======== Materials provided ========

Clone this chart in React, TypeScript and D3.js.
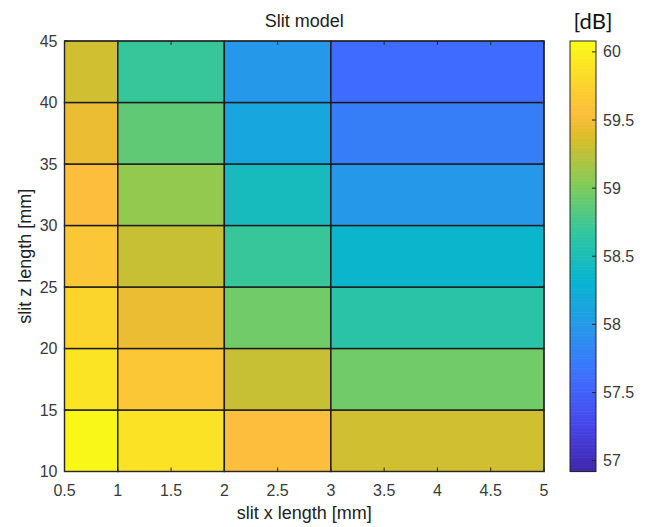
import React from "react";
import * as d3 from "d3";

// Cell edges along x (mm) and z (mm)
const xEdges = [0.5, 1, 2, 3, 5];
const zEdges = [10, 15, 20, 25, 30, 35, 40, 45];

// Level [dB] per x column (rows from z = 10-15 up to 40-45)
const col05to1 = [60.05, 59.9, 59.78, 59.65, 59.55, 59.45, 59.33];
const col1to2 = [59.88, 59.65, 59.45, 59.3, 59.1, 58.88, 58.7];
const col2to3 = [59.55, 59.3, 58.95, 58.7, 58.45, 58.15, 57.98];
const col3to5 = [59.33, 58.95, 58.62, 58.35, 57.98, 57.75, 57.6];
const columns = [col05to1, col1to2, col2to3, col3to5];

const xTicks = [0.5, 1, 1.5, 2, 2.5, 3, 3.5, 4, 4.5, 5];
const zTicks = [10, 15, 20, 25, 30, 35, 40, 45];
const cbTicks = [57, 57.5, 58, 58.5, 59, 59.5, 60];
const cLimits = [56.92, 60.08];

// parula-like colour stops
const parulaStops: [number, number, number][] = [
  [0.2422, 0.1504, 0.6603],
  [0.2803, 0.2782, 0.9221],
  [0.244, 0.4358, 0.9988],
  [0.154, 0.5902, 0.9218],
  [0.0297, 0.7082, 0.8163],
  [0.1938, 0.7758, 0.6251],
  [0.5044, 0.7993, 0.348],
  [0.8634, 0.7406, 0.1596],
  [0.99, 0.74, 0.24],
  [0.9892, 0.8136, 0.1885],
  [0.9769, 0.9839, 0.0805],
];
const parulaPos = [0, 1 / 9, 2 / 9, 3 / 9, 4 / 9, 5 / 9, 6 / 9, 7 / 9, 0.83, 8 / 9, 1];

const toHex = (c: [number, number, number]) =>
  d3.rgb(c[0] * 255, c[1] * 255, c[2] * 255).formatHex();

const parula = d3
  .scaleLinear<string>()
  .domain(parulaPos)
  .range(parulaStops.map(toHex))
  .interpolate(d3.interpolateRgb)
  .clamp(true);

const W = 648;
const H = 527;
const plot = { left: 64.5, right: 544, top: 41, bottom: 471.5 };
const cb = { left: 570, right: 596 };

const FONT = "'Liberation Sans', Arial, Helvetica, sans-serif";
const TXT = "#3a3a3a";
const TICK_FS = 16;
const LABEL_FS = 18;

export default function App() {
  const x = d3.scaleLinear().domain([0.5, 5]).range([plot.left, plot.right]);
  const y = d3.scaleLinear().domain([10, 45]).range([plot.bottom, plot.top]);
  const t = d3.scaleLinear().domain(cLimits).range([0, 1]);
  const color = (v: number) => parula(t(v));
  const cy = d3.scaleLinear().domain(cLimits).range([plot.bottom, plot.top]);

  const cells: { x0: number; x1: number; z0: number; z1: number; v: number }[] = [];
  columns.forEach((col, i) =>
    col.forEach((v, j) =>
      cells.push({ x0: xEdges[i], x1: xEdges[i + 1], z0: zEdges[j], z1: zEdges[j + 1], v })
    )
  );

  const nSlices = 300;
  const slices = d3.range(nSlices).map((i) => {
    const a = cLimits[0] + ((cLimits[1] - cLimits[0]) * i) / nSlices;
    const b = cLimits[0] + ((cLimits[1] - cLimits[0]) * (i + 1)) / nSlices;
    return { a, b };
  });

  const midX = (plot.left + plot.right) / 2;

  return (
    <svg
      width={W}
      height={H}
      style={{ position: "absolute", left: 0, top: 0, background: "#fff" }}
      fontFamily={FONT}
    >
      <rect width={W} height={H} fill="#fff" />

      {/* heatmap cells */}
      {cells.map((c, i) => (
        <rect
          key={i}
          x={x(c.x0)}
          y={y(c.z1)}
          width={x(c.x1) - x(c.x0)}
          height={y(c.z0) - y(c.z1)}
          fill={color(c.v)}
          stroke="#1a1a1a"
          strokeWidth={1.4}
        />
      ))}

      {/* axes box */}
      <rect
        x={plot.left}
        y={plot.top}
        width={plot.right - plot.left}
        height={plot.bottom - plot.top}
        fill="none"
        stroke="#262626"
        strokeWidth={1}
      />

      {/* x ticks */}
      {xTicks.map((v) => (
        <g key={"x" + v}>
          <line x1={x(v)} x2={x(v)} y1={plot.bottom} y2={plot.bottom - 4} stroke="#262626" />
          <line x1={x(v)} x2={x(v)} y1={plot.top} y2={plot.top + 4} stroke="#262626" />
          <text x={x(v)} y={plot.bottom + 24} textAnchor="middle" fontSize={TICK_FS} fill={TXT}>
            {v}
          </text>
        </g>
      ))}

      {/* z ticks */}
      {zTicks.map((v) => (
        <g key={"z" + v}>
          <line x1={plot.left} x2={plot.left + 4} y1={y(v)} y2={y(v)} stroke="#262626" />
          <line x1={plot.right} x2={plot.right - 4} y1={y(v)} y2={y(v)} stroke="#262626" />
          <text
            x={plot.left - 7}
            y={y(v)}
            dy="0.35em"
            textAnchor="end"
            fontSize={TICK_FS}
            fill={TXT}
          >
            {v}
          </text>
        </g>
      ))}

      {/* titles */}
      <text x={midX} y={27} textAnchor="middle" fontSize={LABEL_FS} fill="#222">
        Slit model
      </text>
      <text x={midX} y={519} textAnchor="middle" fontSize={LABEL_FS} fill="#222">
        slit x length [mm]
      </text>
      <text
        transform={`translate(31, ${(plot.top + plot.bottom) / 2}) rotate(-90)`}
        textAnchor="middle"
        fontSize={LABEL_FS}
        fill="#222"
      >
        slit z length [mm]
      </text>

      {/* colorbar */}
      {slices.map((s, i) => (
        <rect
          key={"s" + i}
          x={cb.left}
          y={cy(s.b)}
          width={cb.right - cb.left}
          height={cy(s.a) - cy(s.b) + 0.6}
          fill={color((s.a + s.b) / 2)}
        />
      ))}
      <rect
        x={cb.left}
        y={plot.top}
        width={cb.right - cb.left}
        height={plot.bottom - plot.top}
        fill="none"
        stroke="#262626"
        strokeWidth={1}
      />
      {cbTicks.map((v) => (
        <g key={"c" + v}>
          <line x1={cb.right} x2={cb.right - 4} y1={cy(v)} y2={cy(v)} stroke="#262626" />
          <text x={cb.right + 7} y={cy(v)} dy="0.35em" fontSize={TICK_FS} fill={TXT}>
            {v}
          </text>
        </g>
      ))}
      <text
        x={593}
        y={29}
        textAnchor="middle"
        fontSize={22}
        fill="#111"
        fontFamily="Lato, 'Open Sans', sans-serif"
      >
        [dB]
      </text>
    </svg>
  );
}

========
======== Materials provided ========

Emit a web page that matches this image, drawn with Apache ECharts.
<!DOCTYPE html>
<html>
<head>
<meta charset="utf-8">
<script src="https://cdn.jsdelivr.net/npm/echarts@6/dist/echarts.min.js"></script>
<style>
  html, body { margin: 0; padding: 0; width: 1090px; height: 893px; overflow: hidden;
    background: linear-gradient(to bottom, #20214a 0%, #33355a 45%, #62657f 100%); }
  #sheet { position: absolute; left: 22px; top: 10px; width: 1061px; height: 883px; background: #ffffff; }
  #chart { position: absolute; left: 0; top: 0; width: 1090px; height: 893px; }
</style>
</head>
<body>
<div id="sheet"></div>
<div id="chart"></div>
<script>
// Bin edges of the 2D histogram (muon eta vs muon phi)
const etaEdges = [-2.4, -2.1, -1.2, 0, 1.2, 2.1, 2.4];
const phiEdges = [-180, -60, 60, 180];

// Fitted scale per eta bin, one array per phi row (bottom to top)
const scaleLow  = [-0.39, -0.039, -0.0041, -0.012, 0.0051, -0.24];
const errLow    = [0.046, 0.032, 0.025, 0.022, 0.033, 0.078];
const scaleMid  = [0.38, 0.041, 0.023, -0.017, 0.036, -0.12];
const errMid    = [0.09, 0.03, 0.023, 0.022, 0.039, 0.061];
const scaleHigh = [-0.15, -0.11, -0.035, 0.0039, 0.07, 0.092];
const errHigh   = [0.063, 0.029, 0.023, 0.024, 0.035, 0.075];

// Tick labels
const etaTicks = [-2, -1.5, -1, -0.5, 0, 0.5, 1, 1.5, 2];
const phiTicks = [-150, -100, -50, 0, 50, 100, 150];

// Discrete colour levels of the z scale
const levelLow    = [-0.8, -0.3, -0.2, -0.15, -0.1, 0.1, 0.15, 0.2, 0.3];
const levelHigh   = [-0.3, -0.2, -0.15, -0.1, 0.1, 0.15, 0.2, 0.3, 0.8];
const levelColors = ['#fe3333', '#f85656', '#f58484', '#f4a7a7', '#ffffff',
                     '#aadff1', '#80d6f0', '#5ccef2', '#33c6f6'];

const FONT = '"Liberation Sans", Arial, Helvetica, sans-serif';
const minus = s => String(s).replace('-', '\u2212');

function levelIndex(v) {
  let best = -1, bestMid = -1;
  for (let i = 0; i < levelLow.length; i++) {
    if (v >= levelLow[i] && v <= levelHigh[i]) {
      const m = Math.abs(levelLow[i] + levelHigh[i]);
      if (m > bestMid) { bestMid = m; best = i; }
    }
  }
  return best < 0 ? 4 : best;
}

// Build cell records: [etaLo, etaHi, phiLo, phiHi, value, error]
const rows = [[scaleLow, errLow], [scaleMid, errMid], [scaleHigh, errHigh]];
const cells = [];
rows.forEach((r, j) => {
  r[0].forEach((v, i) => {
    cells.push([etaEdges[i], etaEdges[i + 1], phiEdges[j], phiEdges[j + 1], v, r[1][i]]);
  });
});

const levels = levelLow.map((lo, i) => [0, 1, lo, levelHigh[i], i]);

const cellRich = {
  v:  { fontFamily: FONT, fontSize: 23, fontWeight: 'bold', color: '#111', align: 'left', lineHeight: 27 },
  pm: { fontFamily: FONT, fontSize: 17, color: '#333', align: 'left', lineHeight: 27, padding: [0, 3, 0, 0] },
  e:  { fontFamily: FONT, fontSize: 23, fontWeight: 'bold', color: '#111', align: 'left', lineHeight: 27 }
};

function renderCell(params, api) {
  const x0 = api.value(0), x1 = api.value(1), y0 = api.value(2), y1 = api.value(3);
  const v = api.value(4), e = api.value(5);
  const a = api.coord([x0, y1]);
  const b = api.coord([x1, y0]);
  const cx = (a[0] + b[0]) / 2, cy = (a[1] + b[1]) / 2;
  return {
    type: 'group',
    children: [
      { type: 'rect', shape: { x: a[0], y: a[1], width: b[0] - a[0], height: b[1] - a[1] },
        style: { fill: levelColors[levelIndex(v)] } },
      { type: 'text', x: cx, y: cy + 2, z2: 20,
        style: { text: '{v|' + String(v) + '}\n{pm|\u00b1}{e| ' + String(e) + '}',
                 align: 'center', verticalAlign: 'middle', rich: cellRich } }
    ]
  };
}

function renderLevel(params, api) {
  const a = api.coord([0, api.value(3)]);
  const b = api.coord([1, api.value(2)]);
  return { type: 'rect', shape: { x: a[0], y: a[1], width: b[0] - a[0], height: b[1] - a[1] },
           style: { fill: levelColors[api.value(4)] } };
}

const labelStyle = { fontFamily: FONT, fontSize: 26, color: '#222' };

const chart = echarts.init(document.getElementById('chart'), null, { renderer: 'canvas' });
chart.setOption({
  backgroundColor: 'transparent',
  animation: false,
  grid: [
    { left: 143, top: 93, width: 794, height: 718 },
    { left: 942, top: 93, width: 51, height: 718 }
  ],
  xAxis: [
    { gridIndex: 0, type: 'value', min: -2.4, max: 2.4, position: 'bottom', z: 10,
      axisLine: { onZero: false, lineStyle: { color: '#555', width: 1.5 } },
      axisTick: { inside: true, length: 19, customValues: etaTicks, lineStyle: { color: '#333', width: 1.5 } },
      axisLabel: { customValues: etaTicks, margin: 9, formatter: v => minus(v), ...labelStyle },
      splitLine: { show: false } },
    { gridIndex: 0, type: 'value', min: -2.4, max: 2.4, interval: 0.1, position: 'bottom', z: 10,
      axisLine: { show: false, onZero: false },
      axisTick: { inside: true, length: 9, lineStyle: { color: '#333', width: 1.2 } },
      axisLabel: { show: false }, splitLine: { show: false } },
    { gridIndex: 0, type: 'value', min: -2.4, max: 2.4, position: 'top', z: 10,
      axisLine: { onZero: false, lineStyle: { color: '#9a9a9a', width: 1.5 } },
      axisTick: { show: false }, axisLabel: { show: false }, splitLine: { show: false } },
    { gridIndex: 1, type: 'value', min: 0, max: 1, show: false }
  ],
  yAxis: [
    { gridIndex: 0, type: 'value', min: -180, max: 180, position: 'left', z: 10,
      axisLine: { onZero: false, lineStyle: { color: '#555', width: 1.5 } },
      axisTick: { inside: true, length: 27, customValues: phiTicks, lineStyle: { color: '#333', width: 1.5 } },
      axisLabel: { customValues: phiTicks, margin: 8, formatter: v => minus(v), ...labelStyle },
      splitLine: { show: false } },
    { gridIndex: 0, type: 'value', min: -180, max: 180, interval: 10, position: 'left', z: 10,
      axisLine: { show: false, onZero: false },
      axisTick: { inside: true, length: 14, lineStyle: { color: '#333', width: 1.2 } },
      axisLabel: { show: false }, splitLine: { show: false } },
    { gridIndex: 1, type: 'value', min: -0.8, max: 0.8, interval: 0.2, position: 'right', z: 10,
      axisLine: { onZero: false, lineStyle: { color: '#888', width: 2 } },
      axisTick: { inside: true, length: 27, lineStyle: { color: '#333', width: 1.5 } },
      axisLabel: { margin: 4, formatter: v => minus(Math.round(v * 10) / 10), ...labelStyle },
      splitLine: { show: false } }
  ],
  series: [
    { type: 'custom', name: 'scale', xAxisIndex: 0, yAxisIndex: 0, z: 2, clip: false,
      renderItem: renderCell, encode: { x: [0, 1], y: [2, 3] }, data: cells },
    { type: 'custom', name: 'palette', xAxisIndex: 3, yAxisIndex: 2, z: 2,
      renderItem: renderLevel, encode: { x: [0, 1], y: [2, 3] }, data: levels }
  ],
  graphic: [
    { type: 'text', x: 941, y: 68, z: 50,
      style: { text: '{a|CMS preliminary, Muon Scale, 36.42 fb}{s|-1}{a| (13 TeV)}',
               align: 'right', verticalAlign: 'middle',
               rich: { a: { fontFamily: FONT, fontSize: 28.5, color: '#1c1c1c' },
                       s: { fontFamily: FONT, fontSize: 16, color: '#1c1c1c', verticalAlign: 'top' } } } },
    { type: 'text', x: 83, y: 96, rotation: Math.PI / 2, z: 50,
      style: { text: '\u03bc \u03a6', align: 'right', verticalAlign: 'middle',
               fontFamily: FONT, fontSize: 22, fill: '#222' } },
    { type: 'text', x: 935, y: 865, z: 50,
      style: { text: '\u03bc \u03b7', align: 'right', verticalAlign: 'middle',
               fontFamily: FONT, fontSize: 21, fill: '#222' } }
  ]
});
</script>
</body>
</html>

========
======== Materials provided ========

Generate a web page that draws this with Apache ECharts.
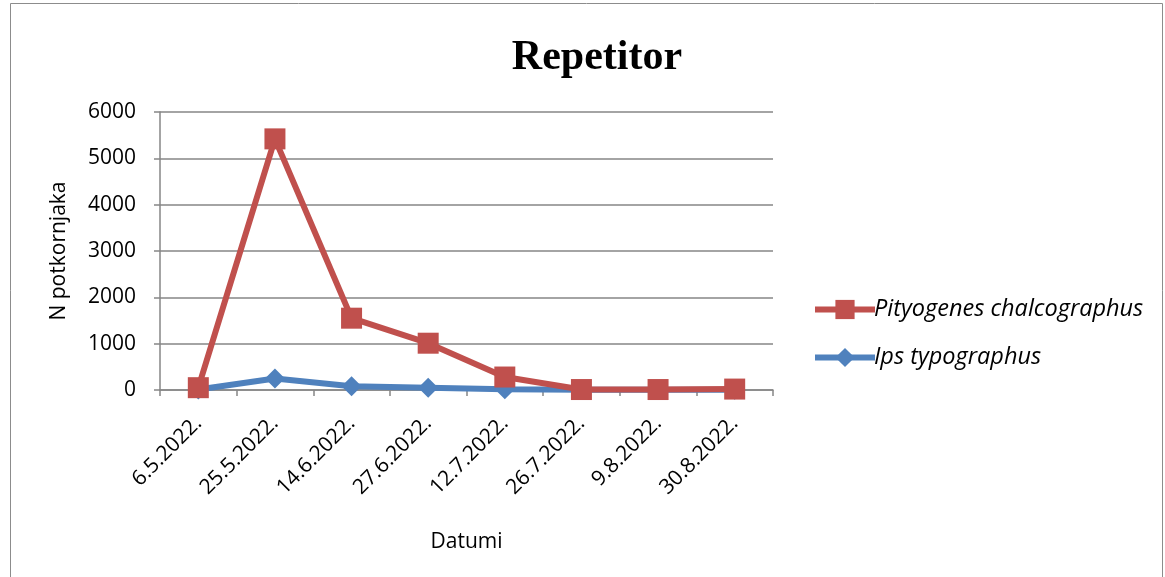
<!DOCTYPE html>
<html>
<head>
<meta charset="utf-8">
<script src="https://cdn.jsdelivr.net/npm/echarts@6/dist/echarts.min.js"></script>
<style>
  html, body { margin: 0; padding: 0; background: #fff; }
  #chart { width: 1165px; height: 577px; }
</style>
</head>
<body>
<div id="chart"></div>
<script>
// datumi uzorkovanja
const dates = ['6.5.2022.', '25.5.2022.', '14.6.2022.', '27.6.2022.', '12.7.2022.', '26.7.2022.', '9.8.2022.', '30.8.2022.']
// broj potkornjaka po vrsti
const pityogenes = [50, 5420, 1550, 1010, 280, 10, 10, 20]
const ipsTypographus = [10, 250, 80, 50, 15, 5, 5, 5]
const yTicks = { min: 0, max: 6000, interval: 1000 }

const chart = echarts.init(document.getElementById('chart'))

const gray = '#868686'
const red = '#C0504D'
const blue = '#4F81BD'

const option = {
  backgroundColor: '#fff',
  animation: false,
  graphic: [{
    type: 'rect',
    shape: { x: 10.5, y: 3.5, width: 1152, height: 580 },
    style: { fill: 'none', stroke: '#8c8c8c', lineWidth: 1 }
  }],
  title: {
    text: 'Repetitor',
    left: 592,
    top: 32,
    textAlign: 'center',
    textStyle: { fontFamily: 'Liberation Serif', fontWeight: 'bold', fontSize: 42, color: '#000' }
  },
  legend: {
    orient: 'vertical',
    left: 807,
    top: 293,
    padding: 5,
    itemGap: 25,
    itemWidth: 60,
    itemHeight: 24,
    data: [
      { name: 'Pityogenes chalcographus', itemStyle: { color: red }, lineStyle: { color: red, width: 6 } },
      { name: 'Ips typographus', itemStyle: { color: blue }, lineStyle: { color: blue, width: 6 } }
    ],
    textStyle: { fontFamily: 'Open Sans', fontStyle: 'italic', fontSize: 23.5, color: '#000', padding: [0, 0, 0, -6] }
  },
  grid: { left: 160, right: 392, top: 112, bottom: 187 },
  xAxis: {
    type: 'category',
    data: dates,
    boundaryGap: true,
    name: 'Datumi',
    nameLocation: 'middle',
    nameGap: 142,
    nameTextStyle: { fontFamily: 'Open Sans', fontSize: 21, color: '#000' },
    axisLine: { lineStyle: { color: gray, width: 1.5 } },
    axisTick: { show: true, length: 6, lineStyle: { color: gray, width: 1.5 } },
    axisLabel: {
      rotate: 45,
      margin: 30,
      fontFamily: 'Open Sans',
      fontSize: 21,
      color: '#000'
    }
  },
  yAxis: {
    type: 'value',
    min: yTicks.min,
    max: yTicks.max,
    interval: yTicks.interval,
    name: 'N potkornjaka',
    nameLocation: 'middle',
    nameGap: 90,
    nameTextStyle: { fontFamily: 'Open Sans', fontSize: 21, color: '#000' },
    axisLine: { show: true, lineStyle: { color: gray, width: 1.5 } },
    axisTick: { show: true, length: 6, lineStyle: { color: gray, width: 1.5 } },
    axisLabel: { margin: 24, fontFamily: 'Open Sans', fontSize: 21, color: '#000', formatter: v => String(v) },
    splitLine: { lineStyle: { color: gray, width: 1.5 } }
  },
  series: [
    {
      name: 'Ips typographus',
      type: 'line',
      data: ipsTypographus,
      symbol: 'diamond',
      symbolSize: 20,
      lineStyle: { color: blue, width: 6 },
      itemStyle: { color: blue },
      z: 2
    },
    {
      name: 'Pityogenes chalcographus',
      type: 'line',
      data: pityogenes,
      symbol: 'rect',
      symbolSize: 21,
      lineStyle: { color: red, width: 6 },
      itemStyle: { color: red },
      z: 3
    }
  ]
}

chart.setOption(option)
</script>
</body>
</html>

========

● **Exercise objective**:
Give back exactly the lines from the one that holds "Generate a web" to the one that holds "6000, interval: 1000", with both ends and without the images.

● **Full answer**:
Generate a web page that draws this with Apache ECharts.
<!DOCTYPE html>
<html>
<head>
<meta charset="utf-8">
<script src="https://cdn.jsdelivr.net/npm/echarts@6/dist/echarts.min.js"></script>
<style>
  html, body { margin: 0; padding: 0; background: #fff; }
  #chart { width: 1165px; height: 577px; }
</style>
</head>
<body>
<div id="chart"></div>
<script>
// datumi uzorkovanja
const dates = ['6.5.2022.', '25.5.2022.', '14.6.2022.', '27.6.2022.', '12.7.2022.', '26.7.2022.', '9.8.2022.', '30.8.2022.']
// broj potkornjaka po vrsti
const pityogenes = [50, 5420, 1550, 1010, 280, 10, 10, 20]
const ipsTypographus = [10, 250, 80, 50, 15, 5, 5, 5]
const yTicks = { min: 0, max: 6000, interval: 1000 }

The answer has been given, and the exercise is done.